Last note: there is a DistinctBy
method that came out in the last few years that allows you to specify a property to use for the distinct comparison:
var employees = new[]
{
new Employee { Name = "John", Department = "HR" },
new Employee { Name = "Jane", Department = "Finance" },
new Employee { Name = "Mike", Department = "IT" },
new Employee { Name = "John", Department = "HR" }, // Duplicate
new Employee { Name = "Sara", Department = "HR" }
};
var distinctEmployees = employees.DistinctBy(e => e.Name);
GroupBy
The GroupBy
method is very valuable when you need to group similar objects together. It allows you to categorize elements into groups.
Example
var employees = new[]
{
new { Name = "John", Department = "HR" },
new { Name = "Jane", Department = "Finance" },
new { Name = "Mike", Department = "IT" },
new { Name = "Sara", Department = "HR" }
};
var grouped = employees.GroupBy(e => e.Department);
foreach (var group in grouped)
{
Console.WriteLine($"Department: {group.Key}");
foreach (var employee in group)
{
Console.WriteLine($"- {employee.Name}");
}
}
//output:
//Department: HR
//- John
//- Sara
//Department: Finance
//- Jane
//Department: IT
//- Mike
In this example, employees are grouped by their department.

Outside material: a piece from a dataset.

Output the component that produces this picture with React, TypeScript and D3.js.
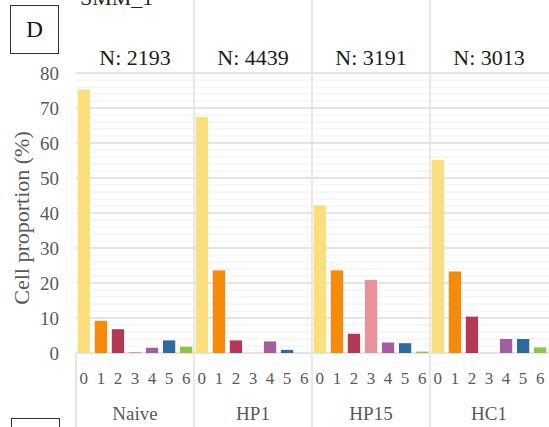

The GroupBy
method returns a collection of groups, where each group contains elements that share the same key (in this case, the department).
SelectMany
The SelectMany
method is used to flatten a collection of collections into a single sequence. This is particularly useful when you have objects that contain other collections, and you want to “unzip” them.
Example
var managers = new[]
{
new { ManagerName = "John", Employees = new[] { "Mike", "Jane" } },
new { ManagerName = "Sara", Employees = new[] { "Peter", "Chris" } }
};
var allEmployees = managers.SelectMany(m => m.Employees);
foreach (var employee in allEmployees)
{
Console.WriteLine(employee);
}
In this example, SelectMany
flattens the employee arrays from each manager into a single sequence of employees.
Join
The Join
method is used to combine data from two sequences based on a common key.
Query Syntax
var employees = new[]
{
new { EmployeeId = 1, Name = "John", DepartmentId = 1 },
new { EmployeeId = 2, Name = "Jane", DepartmentId = 2 },
new { EmployeeId = 3, Name = "Mike", DepartmentId = 3 }
};
var departments = new[]
{
new { EmployeeId = 1, Department = "HR" },
new { EmployeeId = 2, Department = "Finance" },
new { EmployeeId = 3, Department = "IT" }
};
//query syntax
var result = from e in employees
join d in departments on e.DepartmentId equals d.DepartmentId
select new { e.Name, d.Department };
foreach (var item in result)
{
Console.WriteLine($"{item.Name} works in {item.Department}");
}
//lambda syntax
var result = employees.Join(departments,
e => e.DepartmentId,
d => d.DepartmentId,
(e, d) => new { e.Name, d.Department });
foreach (var item in result)
{
Console.WriteLine($"{item.Name} works in {item.Department}");
}
🌶️🌶️🌶️ I almost never use Join
in LINQ because I usually don't have to (and because the syntax to do joins frankly sucks) - more on that when we get to the next course. (Joins in LINQ also maybe the best use case for query syntax... but I still don't use them!)